■ Exercise instructions
Check every line of the material below for the string "this", and return the ones that have it.

■ Data lines
>>>>

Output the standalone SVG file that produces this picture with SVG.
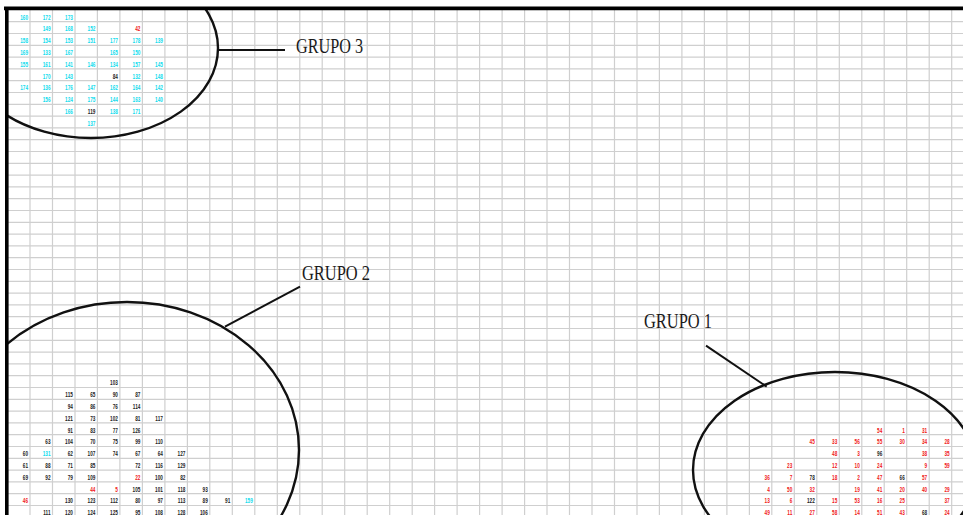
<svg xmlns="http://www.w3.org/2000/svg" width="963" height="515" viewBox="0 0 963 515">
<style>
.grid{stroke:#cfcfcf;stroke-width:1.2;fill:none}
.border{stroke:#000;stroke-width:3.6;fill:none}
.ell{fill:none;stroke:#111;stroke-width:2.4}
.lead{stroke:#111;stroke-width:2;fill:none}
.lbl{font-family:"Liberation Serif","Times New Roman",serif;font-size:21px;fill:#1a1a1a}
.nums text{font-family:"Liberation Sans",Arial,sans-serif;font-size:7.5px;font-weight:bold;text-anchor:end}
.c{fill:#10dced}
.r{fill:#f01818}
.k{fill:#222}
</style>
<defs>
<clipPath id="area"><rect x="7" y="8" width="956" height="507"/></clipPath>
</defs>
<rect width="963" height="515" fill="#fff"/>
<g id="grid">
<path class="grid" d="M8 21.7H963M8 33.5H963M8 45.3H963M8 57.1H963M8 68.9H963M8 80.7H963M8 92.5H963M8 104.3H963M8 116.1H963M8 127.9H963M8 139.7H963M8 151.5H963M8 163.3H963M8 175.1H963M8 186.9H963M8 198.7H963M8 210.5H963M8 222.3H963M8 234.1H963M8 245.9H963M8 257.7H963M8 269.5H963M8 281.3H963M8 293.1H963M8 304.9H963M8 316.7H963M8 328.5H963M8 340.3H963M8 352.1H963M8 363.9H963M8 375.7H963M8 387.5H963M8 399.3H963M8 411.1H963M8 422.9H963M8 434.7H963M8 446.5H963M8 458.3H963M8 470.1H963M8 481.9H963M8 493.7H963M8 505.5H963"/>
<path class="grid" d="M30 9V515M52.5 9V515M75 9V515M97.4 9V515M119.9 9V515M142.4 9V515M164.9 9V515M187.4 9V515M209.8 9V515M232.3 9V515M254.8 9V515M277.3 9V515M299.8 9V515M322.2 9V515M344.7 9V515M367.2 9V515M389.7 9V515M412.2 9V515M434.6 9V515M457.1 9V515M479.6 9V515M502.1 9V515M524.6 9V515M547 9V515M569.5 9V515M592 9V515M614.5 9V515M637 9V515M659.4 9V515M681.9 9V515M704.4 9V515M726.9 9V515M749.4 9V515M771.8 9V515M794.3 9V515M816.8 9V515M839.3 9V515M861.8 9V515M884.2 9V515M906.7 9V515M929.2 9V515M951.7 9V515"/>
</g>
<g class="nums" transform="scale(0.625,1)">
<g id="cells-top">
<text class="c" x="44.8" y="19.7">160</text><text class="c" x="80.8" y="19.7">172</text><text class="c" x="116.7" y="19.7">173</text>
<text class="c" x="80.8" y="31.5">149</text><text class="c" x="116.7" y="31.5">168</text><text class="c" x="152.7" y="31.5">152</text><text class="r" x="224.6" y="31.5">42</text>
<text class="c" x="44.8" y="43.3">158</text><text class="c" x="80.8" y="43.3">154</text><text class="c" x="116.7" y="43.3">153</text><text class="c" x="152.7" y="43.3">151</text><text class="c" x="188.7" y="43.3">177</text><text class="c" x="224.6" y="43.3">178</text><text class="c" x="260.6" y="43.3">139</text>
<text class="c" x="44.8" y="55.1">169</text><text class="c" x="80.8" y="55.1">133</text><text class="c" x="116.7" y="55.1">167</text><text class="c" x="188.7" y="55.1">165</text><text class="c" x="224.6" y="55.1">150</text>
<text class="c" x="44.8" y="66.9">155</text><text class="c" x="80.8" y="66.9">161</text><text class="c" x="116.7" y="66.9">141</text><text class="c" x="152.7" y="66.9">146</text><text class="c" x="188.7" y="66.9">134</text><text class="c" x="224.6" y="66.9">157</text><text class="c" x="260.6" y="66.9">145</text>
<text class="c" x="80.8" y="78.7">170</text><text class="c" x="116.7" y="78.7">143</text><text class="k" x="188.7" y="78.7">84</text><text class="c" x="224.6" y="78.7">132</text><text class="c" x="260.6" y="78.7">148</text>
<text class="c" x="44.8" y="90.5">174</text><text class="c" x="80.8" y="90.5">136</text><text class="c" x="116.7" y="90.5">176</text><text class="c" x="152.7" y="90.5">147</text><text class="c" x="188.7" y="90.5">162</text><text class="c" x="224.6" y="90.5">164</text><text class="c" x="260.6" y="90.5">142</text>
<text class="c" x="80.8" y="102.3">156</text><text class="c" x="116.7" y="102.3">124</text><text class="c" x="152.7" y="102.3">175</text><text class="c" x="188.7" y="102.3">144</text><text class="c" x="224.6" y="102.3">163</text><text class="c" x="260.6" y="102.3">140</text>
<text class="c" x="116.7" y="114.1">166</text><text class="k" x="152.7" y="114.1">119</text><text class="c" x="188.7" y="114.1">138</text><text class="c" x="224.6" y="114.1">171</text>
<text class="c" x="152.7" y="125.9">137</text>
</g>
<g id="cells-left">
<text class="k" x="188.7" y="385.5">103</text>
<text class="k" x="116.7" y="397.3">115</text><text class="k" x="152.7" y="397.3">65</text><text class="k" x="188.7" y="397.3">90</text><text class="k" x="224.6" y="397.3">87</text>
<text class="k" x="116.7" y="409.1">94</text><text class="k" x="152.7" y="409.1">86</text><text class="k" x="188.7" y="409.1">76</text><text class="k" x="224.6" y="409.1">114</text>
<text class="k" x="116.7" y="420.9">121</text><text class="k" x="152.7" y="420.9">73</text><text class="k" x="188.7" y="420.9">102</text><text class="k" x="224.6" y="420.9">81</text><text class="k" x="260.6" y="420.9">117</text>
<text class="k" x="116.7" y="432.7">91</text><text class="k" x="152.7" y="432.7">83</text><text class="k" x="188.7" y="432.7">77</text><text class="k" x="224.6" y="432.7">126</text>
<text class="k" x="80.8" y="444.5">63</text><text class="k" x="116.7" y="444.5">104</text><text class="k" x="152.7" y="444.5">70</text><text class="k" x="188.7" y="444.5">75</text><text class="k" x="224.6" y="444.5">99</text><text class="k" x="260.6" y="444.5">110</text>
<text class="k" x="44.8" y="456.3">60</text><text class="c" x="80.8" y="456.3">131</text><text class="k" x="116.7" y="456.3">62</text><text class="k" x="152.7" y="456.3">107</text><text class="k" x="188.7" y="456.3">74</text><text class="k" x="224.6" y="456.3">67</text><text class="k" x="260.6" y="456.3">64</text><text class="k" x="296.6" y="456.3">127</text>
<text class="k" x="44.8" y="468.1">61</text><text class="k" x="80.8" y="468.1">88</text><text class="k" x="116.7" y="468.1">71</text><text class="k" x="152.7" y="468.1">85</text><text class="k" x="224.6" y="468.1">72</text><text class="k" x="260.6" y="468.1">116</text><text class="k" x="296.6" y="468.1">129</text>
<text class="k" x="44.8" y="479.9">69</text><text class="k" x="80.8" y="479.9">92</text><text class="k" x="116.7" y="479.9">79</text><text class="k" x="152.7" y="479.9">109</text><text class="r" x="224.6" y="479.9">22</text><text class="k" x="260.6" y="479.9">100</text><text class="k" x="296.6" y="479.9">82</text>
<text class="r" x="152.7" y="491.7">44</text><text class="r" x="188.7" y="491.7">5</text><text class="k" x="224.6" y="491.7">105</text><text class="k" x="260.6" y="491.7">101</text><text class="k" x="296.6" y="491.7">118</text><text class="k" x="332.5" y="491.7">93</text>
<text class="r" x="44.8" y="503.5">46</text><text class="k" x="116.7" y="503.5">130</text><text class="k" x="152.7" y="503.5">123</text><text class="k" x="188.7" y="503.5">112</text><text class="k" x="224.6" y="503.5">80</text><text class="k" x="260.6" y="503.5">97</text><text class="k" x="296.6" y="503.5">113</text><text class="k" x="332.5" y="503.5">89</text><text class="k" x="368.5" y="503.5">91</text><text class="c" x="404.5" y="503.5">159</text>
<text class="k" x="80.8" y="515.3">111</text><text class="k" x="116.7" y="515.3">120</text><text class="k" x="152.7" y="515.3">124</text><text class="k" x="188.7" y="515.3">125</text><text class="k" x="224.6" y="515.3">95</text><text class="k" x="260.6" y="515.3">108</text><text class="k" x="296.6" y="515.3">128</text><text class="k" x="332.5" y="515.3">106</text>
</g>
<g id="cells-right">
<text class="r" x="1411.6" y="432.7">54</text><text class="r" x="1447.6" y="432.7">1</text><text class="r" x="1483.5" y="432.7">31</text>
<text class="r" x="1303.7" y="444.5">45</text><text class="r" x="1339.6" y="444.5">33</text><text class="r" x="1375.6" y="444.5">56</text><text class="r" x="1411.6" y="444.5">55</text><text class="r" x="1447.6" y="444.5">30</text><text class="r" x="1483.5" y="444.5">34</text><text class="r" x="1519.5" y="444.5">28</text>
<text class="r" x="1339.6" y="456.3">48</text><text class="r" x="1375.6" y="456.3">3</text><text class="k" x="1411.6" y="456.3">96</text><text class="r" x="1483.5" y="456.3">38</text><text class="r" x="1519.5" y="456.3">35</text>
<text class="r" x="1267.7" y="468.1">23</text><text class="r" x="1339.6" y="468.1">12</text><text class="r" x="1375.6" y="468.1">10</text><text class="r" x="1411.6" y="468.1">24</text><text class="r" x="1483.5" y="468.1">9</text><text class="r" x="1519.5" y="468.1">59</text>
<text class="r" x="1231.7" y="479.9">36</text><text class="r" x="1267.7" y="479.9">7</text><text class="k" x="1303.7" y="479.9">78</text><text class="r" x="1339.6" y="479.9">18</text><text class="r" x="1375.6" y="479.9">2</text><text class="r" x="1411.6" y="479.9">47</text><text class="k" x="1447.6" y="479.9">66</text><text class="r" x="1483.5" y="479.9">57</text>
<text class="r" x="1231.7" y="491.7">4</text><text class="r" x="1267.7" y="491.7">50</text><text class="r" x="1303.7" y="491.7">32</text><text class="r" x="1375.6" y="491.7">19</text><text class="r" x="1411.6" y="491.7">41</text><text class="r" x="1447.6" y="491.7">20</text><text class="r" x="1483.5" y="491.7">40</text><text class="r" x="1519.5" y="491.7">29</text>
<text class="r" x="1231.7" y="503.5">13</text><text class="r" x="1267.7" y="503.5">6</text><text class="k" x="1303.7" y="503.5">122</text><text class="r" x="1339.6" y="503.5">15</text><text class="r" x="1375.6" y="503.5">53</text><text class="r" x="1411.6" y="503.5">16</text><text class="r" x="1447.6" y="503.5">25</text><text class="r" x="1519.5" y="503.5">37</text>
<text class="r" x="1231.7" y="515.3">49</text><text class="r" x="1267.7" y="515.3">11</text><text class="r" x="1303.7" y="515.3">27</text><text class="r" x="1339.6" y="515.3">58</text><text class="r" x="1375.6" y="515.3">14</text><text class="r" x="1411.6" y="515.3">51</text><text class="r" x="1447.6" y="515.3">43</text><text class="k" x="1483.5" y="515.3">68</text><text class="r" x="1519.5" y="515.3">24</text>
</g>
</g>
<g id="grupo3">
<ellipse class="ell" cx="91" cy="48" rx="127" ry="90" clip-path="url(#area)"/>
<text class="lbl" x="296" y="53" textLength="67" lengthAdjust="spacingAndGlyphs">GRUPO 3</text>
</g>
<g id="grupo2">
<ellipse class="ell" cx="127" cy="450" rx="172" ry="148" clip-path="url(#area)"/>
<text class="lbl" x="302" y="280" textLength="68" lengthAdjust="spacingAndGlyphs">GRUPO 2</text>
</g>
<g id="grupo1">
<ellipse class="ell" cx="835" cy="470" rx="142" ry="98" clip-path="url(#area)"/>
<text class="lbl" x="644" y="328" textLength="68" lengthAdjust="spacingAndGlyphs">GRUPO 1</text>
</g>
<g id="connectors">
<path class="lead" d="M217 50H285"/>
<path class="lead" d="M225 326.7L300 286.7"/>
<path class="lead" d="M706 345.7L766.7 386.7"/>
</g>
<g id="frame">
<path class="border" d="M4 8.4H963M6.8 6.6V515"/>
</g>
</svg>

<<<<
>>>>

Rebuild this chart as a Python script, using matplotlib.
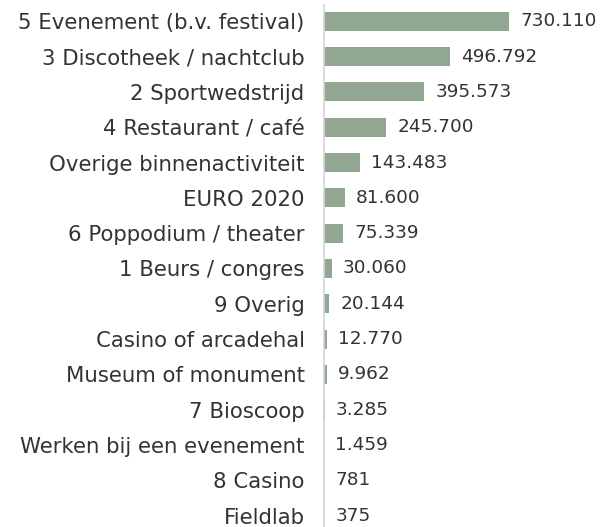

<<<<
>>>>

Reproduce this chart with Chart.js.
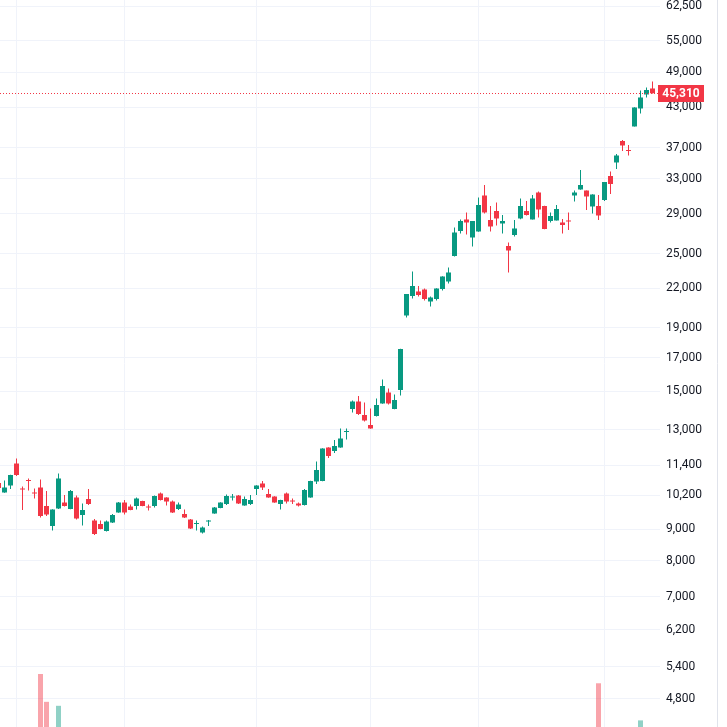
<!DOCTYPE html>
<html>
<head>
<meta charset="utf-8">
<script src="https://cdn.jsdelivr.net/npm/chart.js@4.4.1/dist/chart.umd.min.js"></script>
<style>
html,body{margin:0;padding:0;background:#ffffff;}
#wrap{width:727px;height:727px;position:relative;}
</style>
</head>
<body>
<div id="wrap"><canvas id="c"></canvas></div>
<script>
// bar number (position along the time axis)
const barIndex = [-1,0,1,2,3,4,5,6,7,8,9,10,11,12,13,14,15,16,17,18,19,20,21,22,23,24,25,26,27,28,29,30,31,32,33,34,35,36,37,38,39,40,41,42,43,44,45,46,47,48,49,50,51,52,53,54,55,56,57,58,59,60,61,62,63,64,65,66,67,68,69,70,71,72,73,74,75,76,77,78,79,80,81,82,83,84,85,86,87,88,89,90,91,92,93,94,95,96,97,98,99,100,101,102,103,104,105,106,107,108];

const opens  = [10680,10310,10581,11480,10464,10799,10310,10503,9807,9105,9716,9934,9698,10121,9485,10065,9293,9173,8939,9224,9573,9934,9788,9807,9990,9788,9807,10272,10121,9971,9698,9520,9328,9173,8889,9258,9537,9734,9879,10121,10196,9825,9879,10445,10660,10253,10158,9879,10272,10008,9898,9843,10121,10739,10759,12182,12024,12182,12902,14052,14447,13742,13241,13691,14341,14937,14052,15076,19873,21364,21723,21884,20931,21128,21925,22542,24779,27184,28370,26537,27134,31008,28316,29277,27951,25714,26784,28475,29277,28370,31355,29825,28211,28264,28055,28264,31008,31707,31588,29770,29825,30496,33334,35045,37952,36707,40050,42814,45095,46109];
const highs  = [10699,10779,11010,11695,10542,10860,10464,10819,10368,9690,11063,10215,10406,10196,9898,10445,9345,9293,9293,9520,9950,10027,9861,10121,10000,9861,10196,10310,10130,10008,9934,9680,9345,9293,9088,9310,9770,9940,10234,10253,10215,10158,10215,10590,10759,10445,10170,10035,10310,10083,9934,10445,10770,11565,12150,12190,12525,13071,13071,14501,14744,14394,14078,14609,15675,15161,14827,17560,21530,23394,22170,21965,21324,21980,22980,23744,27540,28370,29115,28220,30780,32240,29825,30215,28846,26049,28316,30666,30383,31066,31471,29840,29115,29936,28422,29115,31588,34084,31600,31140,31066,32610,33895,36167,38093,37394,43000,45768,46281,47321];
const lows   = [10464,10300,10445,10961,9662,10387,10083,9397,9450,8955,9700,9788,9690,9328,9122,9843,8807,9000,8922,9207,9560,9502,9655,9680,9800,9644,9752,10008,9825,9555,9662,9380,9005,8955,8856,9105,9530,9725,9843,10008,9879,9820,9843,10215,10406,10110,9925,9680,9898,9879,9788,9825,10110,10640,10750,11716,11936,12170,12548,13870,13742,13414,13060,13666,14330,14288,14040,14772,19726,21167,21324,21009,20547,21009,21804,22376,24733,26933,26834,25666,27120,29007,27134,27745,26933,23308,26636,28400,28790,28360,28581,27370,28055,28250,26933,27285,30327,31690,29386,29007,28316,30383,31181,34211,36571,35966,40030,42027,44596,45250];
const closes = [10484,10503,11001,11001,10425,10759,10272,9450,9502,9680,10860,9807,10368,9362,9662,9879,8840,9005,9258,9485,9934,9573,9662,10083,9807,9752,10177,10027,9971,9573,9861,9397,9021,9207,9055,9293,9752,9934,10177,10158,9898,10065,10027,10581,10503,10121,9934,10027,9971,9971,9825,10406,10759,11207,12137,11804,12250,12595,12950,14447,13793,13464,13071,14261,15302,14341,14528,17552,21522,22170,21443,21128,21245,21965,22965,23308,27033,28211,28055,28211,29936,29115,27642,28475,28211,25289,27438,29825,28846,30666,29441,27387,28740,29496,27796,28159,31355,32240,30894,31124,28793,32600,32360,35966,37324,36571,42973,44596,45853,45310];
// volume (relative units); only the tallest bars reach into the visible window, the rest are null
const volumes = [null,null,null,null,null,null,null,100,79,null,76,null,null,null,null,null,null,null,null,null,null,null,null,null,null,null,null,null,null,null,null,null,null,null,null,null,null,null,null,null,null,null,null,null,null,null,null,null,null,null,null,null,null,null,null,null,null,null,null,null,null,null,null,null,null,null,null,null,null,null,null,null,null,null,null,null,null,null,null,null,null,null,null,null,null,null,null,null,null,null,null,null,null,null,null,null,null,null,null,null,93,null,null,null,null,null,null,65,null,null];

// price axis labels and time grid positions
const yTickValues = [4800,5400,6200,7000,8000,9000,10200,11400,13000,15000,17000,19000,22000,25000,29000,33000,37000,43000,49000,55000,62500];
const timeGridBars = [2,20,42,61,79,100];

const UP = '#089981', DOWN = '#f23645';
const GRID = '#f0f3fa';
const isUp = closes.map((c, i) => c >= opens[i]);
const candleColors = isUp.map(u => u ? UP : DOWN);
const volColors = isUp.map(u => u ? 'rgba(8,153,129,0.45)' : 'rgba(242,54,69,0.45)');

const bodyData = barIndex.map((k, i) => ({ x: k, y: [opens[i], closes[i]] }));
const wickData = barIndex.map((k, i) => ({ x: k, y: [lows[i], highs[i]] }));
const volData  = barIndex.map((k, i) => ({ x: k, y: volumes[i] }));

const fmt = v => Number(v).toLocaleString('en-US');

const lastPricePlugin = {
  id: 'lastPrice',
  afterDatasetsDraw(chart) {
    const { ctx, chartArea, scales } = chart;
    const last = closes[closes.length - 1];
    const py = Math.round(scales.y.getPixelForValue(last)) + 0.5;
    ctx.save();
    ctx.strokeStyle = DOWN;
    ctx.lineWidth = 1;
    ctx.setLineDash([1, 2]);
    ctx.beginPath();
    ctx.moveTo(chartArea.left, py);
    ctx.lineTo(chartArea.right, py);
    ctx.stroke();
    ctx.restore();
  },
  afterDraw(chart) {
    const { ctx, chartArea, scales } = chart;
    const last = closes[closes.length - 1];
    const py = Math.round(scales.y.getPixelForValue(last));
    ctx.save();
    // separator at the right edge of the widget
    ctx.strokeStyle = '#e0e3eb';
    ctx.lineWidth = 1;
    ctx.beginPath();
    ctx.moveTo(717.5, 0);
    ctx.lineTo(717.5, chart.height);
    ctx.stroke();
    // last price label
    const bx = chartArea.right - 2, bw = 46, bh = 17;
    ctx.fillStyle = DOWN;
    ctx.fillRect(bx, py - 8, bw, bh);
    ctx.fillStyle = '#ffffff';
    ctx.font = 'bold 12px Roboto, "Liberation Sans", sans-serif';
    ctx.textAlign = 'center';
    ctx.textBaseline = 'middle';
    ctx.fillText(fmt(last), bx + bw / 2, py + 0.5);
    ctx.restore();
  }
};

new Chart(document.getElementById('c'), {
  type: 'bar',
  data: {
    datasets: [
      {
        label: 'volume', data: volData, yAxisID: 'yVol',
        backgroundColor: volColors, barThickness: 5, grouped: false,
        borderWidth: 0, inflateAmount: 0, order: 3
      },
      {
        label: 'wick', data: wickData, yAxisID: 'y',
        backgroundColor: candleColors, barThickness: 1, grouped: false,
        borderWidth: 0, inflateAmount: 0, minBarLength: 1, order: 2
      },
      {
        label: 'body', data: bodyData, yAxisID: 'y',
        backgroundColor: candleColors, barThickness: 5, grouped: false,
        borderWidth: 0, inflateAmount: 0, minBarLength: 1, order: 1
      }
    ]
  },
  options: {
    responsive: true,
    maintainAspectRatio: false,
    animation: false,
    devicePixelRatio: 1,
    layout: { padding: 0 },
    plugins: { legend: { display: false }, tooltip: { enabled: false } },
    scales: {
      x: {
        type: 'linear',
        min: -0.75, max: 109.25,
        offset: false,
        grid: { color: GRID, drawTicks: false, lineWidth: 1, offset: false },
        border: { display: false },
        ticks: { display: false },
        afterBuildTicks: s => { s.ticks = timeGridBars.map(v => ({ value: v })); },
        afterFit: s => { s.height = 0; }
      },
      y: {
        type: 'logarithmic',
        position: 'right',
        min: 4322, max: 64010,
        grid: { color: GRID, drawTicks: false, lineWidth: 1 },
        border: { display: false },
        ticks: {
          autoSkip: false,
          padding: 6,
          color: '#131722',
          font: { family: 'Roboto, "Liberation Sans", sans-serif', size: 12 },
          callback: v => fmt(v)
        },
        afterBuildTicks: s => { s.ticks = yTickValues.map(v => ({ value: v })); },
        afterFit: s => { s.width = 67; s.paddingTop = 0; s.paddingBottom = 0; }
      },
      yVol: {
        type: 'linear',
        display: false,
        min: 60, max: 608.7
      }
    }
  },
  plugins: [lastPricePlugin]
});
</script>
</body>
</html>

<<<<

■ Task output
Output the standalone SVG file that produces this picture with SVG.
Rebuild this chart as a Python script, using matplotlib.
Reproduce this chart with Chart.js.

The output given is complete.